• **Exercise instructions**: Starting at the line that contains "Emit a web page" and stopping at the line that contains "const frameH = H - mT - mB;", transcribe every line of the material below exactly; pictures stay out.

• **Records from a dataset**:
• • • • •

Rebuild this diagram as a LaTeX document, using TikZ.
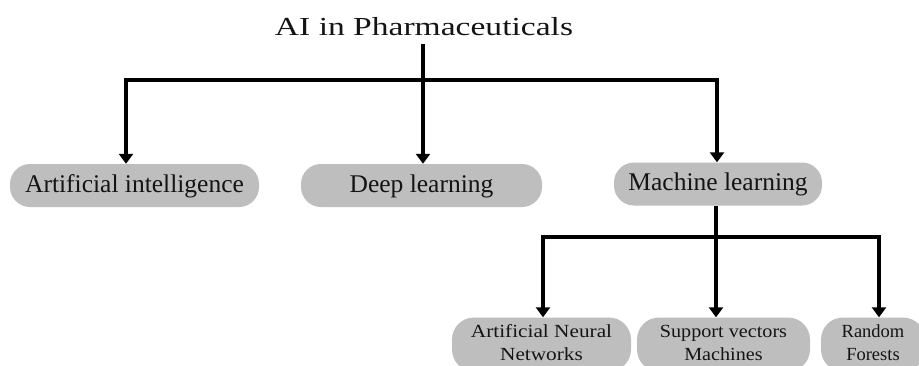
\documentclass[tikz,border=0pt]{standalone}
\usepackage{fontspec}
\setmainfont{Liberation Serif}
\usetikzlibrary{arrows.meta}
\definecolor{boxgray}{RGB}{190,190,190}
\definecolor{txt}{RGB}{20,20,20}
\begin{document}
\begin{tikzpicture}[x=1pt,y=-1pt,
  conn/.style={line width=3.2pt, black, line cap=rect},
  arr/.style={line width=3.2pt, black, -{Triangle[width=14pt,length=10pt]}},
  lvlone/.style={fill=boxgray, rounded corners=20pt, minimum height=43pt, inner sep=0pt,
    text height=17pt, text depth=4pt, font=\fontsize{25.5}{30}\selectfont, text=txt},
  lvltwo/.style={fill=boxgray, rounded corners=22pt, minimum height=54pt, inner sep=0pt,
    font=\fontsize{18.5}{23.5}\selectfont, text=txt}]
\useasboundingbox (0,0) rectangle (919,365);
\clip (0,0) rectangle (919,365);

\node[font=\fontsize{26}{30}\selectfont, text=txt, anchor=base, inner sep=0pt] (title) at (424,35)
  {\scalebox{1.29}[1]{AI in Pharmaceuticals}};

\node[lvlone, minimum width=249pt] (ai) at (134.5,185.5) {Artificial intelligence};
\node[lvlone, minimum width=241pt] (dl) at (421.5,185.5) {Deep learning};
\node[lvlone, minimum width=208pt] (ml) at (718,184) {Machine learning};

\node[lvltwo, minimum width=179pt] (ann) at (541.5,344.5)
  {\scalebox{1.15}[1]{\begin{tabular}{@{}c@{}}Artificial Neural\\Networks\end{tabular}}};
\node[lvltwo, minimum width=173pt] (svm) at (723.5,344.5)
  {\scalebox{1.09}[1]{\begin{tabular}{@{}c@{}}Support vectors\\Machines\end{tabular}}};
\node[lvltwo, minimum width=104pt] (rf) at (873,344.5)
  {\begin{tabular}{@{}c@{}}Random\\Forests\end{tabular}};

\coordinate (stemtop) at (423,46);
\coordinate (hub) at (423,80);
\coordinate (b1) at (126,80);
\coordinate (b3) at (717,80);
\coordinate (c1) at (543,237);
\coordinate (c2) at (716,237);
\coordinate (c3) at (879,237);

\draw[conn] (b1) -- (b3);
\draw[conn] (stemtop) -- (hub);
\draw[arr] (b1) -- (b1 |- ai.north);
\draw[arr] (hub) -- (hub |- dl.north);
\draw[arr] (b3) -- (b3 |- ml.north);

\draw[conn] (c1) -- (c3);
\draw[arr] (ml.south -| c2) -- (c2 |- svm.north);
\draw[arr] (c1) -- (c1 |- ann.north);
\draw[arr] (c3) -- (c3 |- rf.north);
\end{tikzpicture}
\end{document}
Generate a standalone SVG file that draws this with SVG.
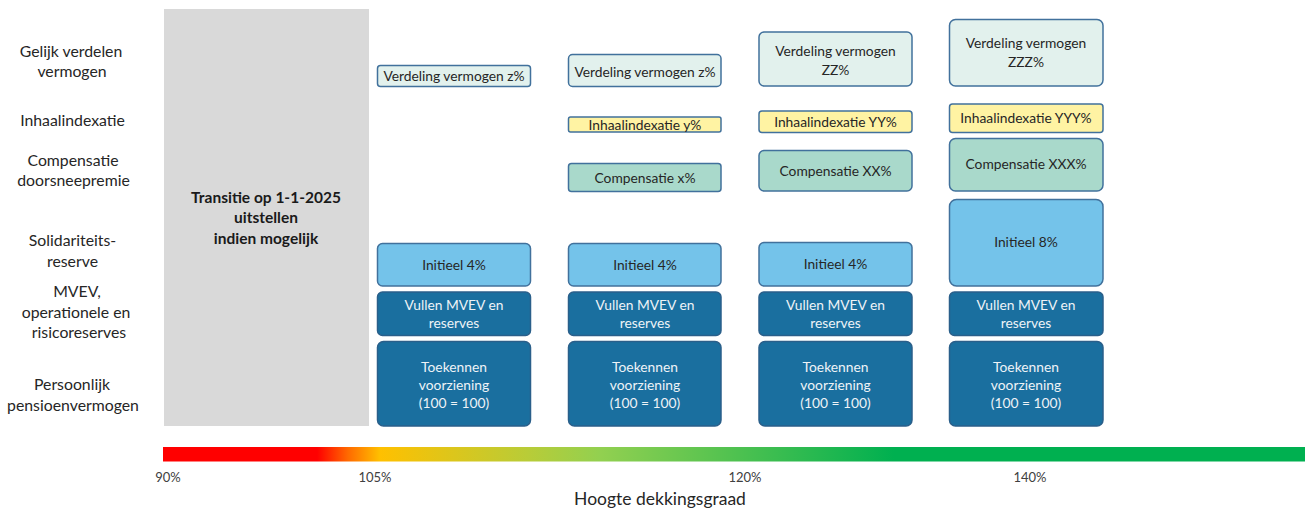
<svg xmlns="http://www.w3.org/2000/svg" width="1309" height="511" viewBox="0 0 1309 511">
<style>
text{font-family:Lato,"Liberation Sans",sans-serif;text-anchor:middle}
.lbl{font-size:15.8px;fill:#262626}
.bt{font-size:13.8px;fill:#262626}
.wt{font-size:13.8px;fill:#eef3f7}
.ax{font-size:13px;fill:#404040}
.verd{fill:#e2f1ed;stroke:#41719c;stroke-width:1.5}
.inh{fill:#fff3a3;stroke:#41719c;stroke-width:1.5}
.comp{fill:#a9d9cb;stroke:#41719c;stroke-width:1.5}
.init{fill:#74c3ea;stroke:#41719c;stroke-width:1.5}
.dark{fill:#1a6f9f;stroke:#2a5f8a;stroke-width:1.5}
</style>
<defs>
<linearGradient id="dg" x1="163" y1="0" x2="1305" y2="0" gradientUnits="userSpaceOnUse">
<stop offset="0" stop-color="#ff0000"/>
<stop offset="0.135" stop-color="#ff0000"/>
<stop offset="0.162" stop-color="#ff6a00"/>
<stop offset="0.19" stop-color="#ffc000"/>
<stop offset="0.32" stop-color="#b8cc38"/>
<stop offset="0.383" stop-color="#92d050"/>
<stop offset="0.64" stop-color="#00b050"/>
<stop offset="1" stop-color="#00b050"/>
</linearGradient>
</defs>
<rect width="1309" height="511" fill="#ffffff"/>

<g id="row-labels">
<text class="lbl" x="71" y="57">Gelijk verdelen</text>
<text class="lbl" x="72" y="77">vermogen</text>
<text class="lbl" x="72.5" y="126">Inhaalindexatie</text>
<text class="lbl" x="73" y="166">Compensatie</text>
<text class="lbl" x="73.5" y="186">doorsneepremie</text>
<text class="lbl" x="72.5" y="246">Solidariteits-</text>
<text class="lbl" x="72.5" y="267">reserve</text>
<text class="lbl" x="77" y="297">MVEV,</text>
<text class="lbl" x="76" y="318">operationele en</text>
<text class="lbl" x="79" y="338">risicoreserves</text>
<text class="lbl" x="72" y="390">Persoonlijk</text>
<text class="lbl" x="73" y="411">pensioenvermogen</text>
</g>

<g id="transitie">
<rect x="164" y="9" width="205" height="417" fill="#d9d9d9"/>
<text x="266" y="203" font-size="15.5" font-weight="bold" fill="#1a1a1a">Transitie op 1-1-2025</text>
<text x="266" y="223" font-size="15.5" font-weight="bold" fill="#1a1a1a">uitstellen</text>
<text x="266" y="244" font-size="15.5" font-weight="bold" fill="#1a1a1a">indien mogelijk</text>
</g>

<g id="col1">
<g id="c1-verdeling"><rect class="verd" x="377.5" y="65.5" width="153" height="21" rx="3"/><text class="bt" x="454" y="81">Verdeling vermogen z%</text></g>
<g id="c1-initieel"><rect class="init" x="377.5" y="243.5" width="153" height="42.5" rx="5"/><text class="bt" x="454" y="270">Initieel 4%</text></g>
<g id="c1-vullen"><rect class="dark" x="377.5" y="292" width="153" height="43.5" rx="5"/><text class="wt" x="454" y="310">Vullen MVEV en</text><text class="wt" x="454" y="328">reserves</text></g>
<g id="c1-toekennen"><rect class="dark" x="377.5" y="341.5" width="153" height="84.5" rx="6"/><text class="wt" x="454" y="372">Toekennen</text><text class="wt" x="454" y="390">voorziening</text><text class="wt" x="454" y="408">(100 = 100)</text></g>
</g>

<g id="col2">
<g id="c2-verdeling"><rect class="verd" x="568.5" y="54.5" width="152.5" height="32" rx="4"/><text class="bt" x="645" y="76.5">Verdeling vermogen z%</text></g>
<g id="c2-inhaal"><rect class="inh" x="568.5" y="117" width="152.5" height="15" rx="2"/><text class="bt" x="645" y="130">Inhaalindexatie y%</text></g>
<g id="c2-compensatie"><rect class="comp" x="568.5" y="163.5" width="152.5" height="28" rx="3"/><text class="bt" x="645" y="182.5">Compensatie x%</text></g>
<g id="c2-initieel"><rect class="init" x="568.5" y="243.5" width="152.5" height="42.5" rx="5"/><text class="bt" x="645" y="270">Initieel 4%</text></g>
<g id="c2-vullen"><rect class="dark" x="568.5" y="292" width="152.5" height="43.5" rx="5"/><text class="wt" x="645" y="310">Vullen MVEV en</text><text class="wt" x="645" y="328">reserves</text></g>
<g id="c2-toekennen"><rect class="dark" x="568.5" y="341.5" width="152.5" height="84.5" rx="6"/><text class="wt" x="645" y="372">Toekennen</text><text class="wt" x="645" y="390">voorziening</text><text class="wt" x="645" y="408">(100 = 100)</text></g>
</g>

<g id="col3">
<g id="c3-verdeling"><rect class="verd" x="759" y="32" width="153" height="54" rx="5"/><text class="bt" x="835.5" y="56">Verdeling vermogen</text><text class="bt" x="835.5" y="75">ZZ%</text></g>
<g id="c3-inhaal"><rect class="inh" x="759" y="111" width="153" height="21.5" rx="3"/><text class="bt" x="835.5" y="127">Inhaalindexatie YY%</text></g>
<g id="c3-compensatie"><rect class="comp" x="759" y="150.5" width="153" height="40.5" rx="5"/><text class="bt" x="835.5" y="176">Compensatie XX%</text></g>
<g id="c3-initieel"><rect class="init" x="759" y="242.5" width="153" height="43.5" rx="5"/><text class="bt" x="835.5" y="269">Initieel 4%</text></g>
<g id="c3-vullen"><rect class="dark" x="759" y="292" width="153" height="43.5" rx="5"/><text class="wt" x="835.5" y="310">Vullen MVEV en</text><text class="wt" x="835.5" y="328">reserves</text></g>
<g id="c3-toekennen"><rect class="dark" x="759" y="341.5" width="153" height="84.5" rx="6"/><text class="wt" x="835.5" y="372">Toekennen</text><text class="wt" x="835.5" y="390">voorziening</text><text class="wt" x="835.5" y="408">(100 = 100)</text></g>
</g>

<g id="col4">
<g id="c4-verdeling"><rect class="verd" x="949.5" y="19.5" width="153.5" height="66.5" rx="6"/><text class="bt" x="1026" y="48">Verdeling vermogen</text><text class="bt" x="1026" y="67">ZZZ%</text></g>
<g id="c4-inhaal"><rect class="inh" x="949.5" y="104" width="153.5" height="28.5" rx="3"/><text class="bt" x="1026" y="123">Inhaalindexatie YYY%</text></g>
<g id="c4-compensatie"><rect class="comp" x="949.5" y="138.5" width="153.5" height="52.5" rx="6"/><text class="bt" x="1026" y="169">Compensatie XXX%</text></g>
<g id="c4-initieel"><rect class="init" x="949.5" y="199.5" width="153.5" height="86.5" rx="7"/><text class="bt" x="1026" y="247">Initieel 8%</text></g>
<g id="c4-vullen"><rect class="dark" x="949.5" y="292" width="153.5" height="43.5" rx="5"/><text class="wt" x="1026" y="310">Vullen MVEV en</text><text class="wt" x="1026" y="328">reserves</text></g>
<g id="c4-toekennen"><rect class="dark" x="949.5" y="341.5" width="153.5" height="84.5" rx="6"/><text class="wt" x="1026" y="372">Toekennen</text><text class="wt" x="1026" y="390">voorziening</text><text class="wt" x="1026" y="408">(100 = 100)</text></g>
</g>

<g id="connectors"></g>

<g id="axis">
<rect x="163" y="447" width="1142" height="14.5" fill="url(#dg)"/>
<text class="ax" x="168" y="482">90%</text>
<text class="ax" x="375" y="482">105%</text>
<text class="ax" x="745" y="482">120%</text>
<text class="ax" x="1030" y="482">140%</text>
<text x="660" y="505" font-size="17.5" fill="#262626">Hoogte dekkingsgraad</text>
</g>
</svg>
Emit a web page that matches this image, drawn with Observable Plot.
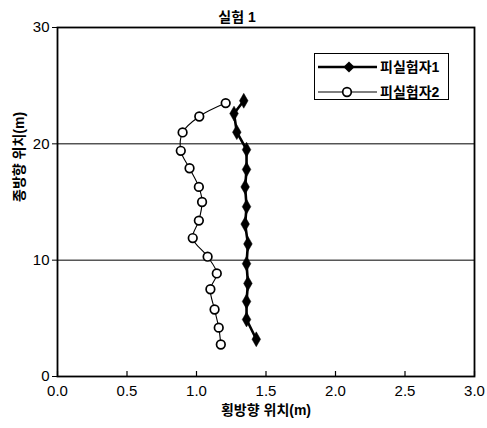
<!DOCTYPE html>
<html>
<head>
<meta charset="utf-8">
<script src="https://cdn.jsdelivr.net/npm/d3@7"></script>
<script src="https://cdn.jsdelivr.net/npm/@observablehq/plot@0.6"></script>
<style>
  html, body { margin: 0; padding: 0; background: white; }
  #wrap { position: relative; width: 487px; height: 428px; }
  #wrap svg { font-family: "Liberation Sans", "Noto Sans CJK KR", sans-serif; }
  #legend {
    position: absolute; left: 314px; top: 53px; width: 133px; height: 45px;
    border: 1.5px solid black; background: white;
    font-family: "Liberation Sans", "Noto Sans CJK KR", sans-serif;
  }
</style>
</head>
<body>
<div id="wrap"></div>
<script>
const title = "실험 1";
const xLabel = "횡방향 위치(m)";
const yLabel = "종방향 위치(m)";
const seriesNames = ["피실험자1", "피실험자2"];
const xTicks = [0, 0.5, 1.0, 1.5, 2.0, 2.5, 3.0];
const yTicks = [0, 10, 20, 30];
const gridY = [10, 20];

// 피실험자1 (diamonds)
const s1x = [1.34, 1.27, 1.29, 1.36, 1.36, 1.35, 1.36, 1.35, 1.37, 1.36, 1.37, 1.36, 1.36, 1.43];
const s1y = [23.7, 22.6, 21.0, 19.5, 17.8, 16.3, 14.6, 13.1, 11.4, 9.7, 8.0, 6.45, 4.9, 3.2];
// 피실험자2 (open circles)
const s2x = [1.21, 1.02, 0.90, 0.887, 0.95, 1.017, 1.04, 1.017, 0.973, 1.08, 1.146, 1.10, 1.13, 1.16, 1.175];
const s2y = [23.5, 22.35, 20.98, 19.4, 17.9, 16.3, 15.0, 13.4, 11.9, 10.3, 8.86, 7.5, 5.76, 4.2, 2.75];

const s1 = s1x.map((x, i) => ({x, y: s1y[i]}));
const s2 = s2x.map((x, i) => ({x, y: s2y[i]}));

const W = 487, H = 428, mT = 27, mR = 13, mB = 52, mL = 57;
const frameH = H - mT - mB;

const chart = Plot.plot({
  width: W, height: H,
  marginTop: mT, marginRight: mR, marginBottom: mB, marginLeft: mL,
  style: {fontSize: "15px", background: "white", color: "black", overflow: "visible"},
  x: {domain: [0, 3]},
  y: {domain: [0, 30]},
  marks: [
    Plot.ruleY(gridY, {stroke: "black", strokeWidth: 1}),
    Plot.ruleX(xTicks, {x: d => d, insetTop: frameH - 5, stroke: "black", strokeWidth: 1.2}),
    Plot.axisX({ticks: xTicks, tickSize: 0, tickPadding: 9, tickFormat: d => d.toFixed(1),
      label: null, fontSize: 15, fill: "black"}),
    Plot.axisY({ticks: yTicks, tickSize: 5, tickPadding: 3, label: null, fontSize: 15, fill: "black"}),
    Plot.frame({stroke: "black", strokeWidth: 1.8}),
    Plot.line(s2, {x: "x", y: "y", curve: "catmull-rom", stroke: "black", strokeWidth: 1.1}),
    Plot.dot(s2, {x: "x", y: "y", symbol: "circle", r: 4.3, fill: "white", stroke: "black", strokeWidth: 1.7}),
    Plot.line(s1, {x: "x", y: "y", stroke: "black", strokeWidth: 2.6}),
    Plot.dot(s1, {x: "x", y: "y", symbol: "diamond", r: 4.5, fill: "black", stroke: "black", strokeWidth: 0.5}),
    Plot.text([title], {frameAnchor: "top", dx: -29, dy: -15, fontSize: 14, fontWeight: "bold", fill: "black"}),
    Plot.text([xLabel], {frameAnchor: "bottom", dy: 38, fontSize: 14, fontWeight: "bold", fill: "black"}),
    Plot.text([yLabel], {frameAnchor: "left", dx: -38, rotate: -90, fontSize: 14, fontWeight: "bold", fill: "black"})
  ]
});
document.getElementById("wrap").appendChild(chart);

// legend
const leg = document.createElement("div");
leg.id = "legend";
const ns = "http://www.w3.org/2000/svg";
const lsvg = document.createElementNS(ns, "svg");
lsvg.setAttribute("width", 133); lsvg.setAttribute("height", 45);
const rows = [
  {y: 13, sw: 2.6, marker: "diamond"},
  {y: 38, sw: 1.1, marker: "circle"}
];
rows.forEach((r, i) => {
  const ln = document.createElementNS(ns, "line");
  ln.setAttribute("x1", 3); ln.setAttribute("x2", 62);
  ln.setAttribute("y1", r.y); ln.setAttribute("y2", r.y);
  ln.setAttribute("stroke", "black"); ln.setAttribute("stroke-width", r.sw);
  lsvg.appendChild(ln);
  const cx = i === 0 ? 34 : 32;
  if (r.marker === "diamond") {
    const p = document.createElementNS(ns, "path");
    const a = 5.6;
    p.setAttribute("d", `M${cx},${r.y - a}L${cx + a},${r.y}L${cx},${r.y + a}L${cx - a},${r.y}Z`);
    p.setAttribute("fill", "black");
    lsvg.appendChild(p);
  } else {
    const c = document.createElementNS(ns, "circle");
    c.setAttribute("cx", cx); c.setAttribute("cy", r.y); c.setAttribute("r", 4.3);
    c.setAttribute("fill", "white"); c.setAttribute("stroke", "black"); c.setAttribute("stroke-width", 1.7);
    lsvg.appendChild(c);
  }
  const t = document.createElementNS(ns, "text");
  t.setAttribute("x", 65); t.setAttribute("y", r.y);
  t.setAttribute("dy", "0.36em");
  t.setAttribute("font-size", 14); t.setAttribute("font-weight", "bold");
  t.setAttribute("font-family", '"Liberation Sans", "Noto Sans CJK KR", sans-serif');
  t.textContent = seriesNames[i];
  lsvg.appendChild(t);
});
leg.appendChild(lsvg);
document.getElementById("wrap").appendChild(leg);
</script>
</body>
</html>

• • • • •

• **Result**:
Emit a web page that matches this image, drawn with Observable Plot.
<!DOCTYPE html>
<html>
<head>
<meta charset="utf-8">
<script src="https://cdn.jsdelivr.net/npm/d3@7"></script>
<script src="https://cdn.jsdelivr.net/npm/@observablehq/plot@0.6"></script>
<style>
  html, body { margin: 0; padding: 0; background: white; }
  #wrap { position: relative; width: 487px; height: 428px; }
  #wrap svg { font-family: "Liberation Sans", "Noto Sans CJK KR", sans-serif; }
  #legend {
    position: absolute; left: 314px; top: 53px; width: 133px; height: 45px;
    border: 1.5px solid black; background: white;
    font-family: "Liberation Sans", "Noto Sans CJK KR", sans-serif;
  }
</style>
</head>
<body>
<div id="wrap"></div>
<script>
const title = "실험 1";
const xLabel = "횡방향 위치(m)";
const yLabel = "종방향 위치(m)";
const seriesNames = ["피실험자1", "피실험자2"];
const xTicks = [0, 0.5, 1.0, 1.5, 2.0, 2.5, 3.0];
const yTicks = [0, 10, 20, 30];
const gridY = [10, 20];

// 피실험자1 (diamonds)
const s1x = [1.34, 1.27, 1.29, 1.36, 1.36, 1.35, 1.36, 1.35, 1.37, 1.36, 1.37, 1.36, 1.36, 1.43];
const s1y = [23.7, 22.6, 21.0, 19.5, 17.8, 16.3, 14.6, 13.1, 11.4, 9.7, 8.0, 6.45, 4.9, 3.2];
// 피실험자2 (open circles)
const s2x = [1.21, 1.02, 0.90, 0.887, 0.95, 1.017, 1.04, 1.017, 0.973, 1.08, 1.146, 1.10, 1.13, 1.16, 1.175];
const s2y = [23.5, 22.35, 20.98, 19.4, 17.9, 16.3, 15.0, 13.4, 11.9, 10.3, 8.86, 7.5, 5.76, 4.2, 2.75];

const s1 = s1x.map((x, i) => ({x, y: s1y[i]}));
const s2 = s2x.map((x, i) => ({x, y: s2y[i]}));

const W = 487, H = 428, mT = 27, mR = 13, mB = 52, mL = 57;
const frameH = H - mT - mB;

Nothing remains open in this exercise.